====== Source data ======

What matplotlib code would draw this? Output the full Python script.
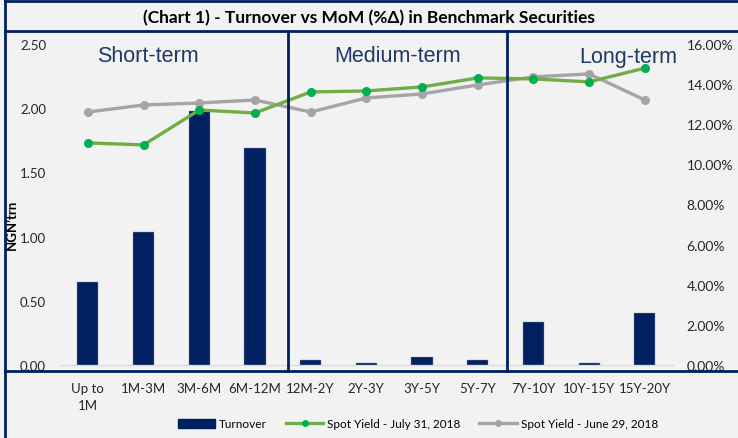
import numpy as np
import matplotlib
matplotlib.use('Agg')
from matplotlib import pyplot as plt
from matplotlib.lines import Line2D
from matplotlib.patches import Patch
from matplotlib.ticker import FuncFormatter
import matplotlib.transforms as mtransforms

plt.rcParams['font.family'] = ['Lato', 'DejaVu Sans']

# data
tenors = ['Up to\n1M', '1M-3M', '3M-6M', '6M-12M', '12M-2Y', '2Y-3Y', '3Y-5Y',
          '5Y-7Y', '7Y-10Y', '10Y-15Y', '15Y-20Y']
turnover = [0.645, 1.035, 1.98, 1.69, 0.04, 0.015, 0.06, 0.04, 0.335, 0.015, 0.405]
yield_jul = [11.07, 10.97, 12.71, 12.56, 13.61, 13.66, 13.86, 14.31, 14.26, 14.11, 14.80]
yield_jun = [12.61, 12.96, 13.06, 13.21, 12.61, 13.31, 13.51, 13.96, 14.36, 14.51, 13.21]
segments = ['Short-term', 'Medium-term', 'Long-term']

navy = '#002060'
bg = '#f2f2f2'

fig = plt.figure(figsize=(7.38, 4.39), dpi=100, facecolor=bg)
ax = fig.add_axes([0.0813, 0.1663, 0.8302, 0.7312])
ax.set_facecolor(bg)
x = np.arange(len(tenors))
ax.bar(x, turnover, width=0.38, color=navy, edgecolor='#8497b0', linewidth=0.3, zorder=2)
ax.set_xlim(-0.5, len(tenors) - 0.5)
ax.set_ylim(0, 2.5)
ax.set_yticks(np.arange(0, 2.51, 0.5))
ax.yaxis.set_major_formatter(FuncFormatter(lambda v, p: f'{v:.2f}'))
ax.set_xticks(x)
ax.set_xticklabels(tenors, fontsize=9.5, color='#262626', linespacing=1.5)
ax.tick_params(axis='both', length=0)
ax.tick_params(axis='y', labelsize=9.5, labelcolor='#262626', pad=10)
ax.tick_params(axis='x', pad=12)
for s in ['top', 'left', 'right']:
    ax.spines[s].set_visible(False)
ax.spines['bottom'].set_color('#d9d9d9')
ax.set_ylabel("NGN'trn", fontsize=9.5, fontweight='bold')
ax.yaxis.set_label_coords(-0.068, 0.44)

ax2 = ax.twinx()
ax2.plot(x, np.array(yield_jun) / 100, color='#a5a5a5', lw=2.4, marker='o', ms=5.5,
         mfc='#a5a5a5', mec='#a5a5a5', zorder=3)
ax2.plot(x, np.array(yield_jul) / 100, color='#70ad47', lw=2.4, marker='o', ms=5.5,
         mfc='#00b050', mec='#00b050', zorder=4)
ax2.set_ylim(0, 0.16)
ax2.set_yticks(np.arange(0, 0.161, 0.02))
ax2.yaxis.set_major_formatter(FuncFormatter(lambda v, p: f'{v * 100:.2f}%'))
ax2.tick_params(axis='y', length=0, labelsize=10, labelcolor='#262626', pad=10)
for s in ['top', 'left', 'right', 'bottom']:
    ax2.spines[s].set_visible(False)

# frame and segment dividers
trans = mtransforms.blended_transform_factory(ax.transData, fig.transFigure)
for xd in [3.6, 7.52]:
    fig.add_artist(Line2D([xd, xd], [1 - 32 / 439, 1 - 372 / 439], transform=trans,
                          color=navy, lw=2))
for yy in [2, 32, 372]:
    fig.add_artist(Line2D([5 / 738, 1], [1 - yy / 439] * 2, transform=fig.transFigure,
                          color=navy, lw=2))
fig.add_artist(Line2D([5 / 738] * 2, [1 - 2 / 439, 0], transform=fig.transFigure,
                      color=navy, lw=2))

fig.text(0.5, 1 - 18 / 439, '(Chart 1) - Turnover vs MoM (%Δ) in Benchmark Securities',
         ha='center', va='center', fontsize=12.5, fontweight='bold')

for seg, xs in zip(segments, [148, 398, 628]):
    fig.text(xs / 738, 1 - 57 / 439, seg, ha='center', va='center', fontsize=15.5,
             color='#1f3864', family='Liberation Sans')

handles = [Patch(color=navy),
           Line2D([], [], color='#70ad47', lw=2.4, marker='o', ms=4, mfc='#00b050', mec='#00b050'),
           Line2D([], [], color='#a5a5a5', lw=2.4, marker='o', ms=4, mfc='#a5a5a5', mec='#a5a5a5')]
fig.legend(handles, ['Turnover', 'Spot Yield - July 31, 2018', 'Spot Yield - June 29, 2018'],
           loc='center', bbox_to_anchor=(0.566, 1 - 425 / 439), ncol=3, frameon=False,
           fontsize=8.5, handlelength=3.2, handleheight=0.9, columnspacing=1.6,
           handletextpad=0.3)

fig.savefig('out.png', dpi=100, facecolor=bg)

======
====== Source data ======

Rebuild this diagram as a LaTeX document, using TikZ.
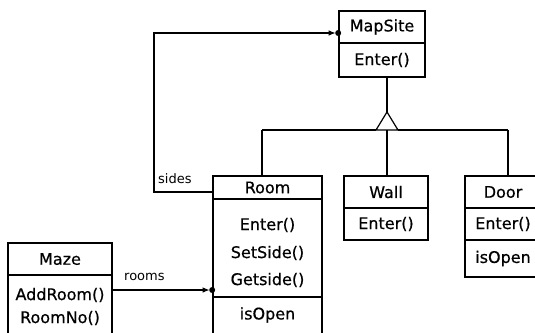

======

_Required task_:
Find every line in the records above that contains the word "matplotlib", and copy each one.

_Exercise solution_:
What matplotlib code would draw this? Output the full Python script.
import matplotlib
matplotlib.use('Agg')
from matplotlib import pyplot as plt
from matplotlib.lines import Line2D
from matplotlib.patches import Patch
from matplotlib.ticker import FuncFormatter
import matplotlib.transforms as mtransforms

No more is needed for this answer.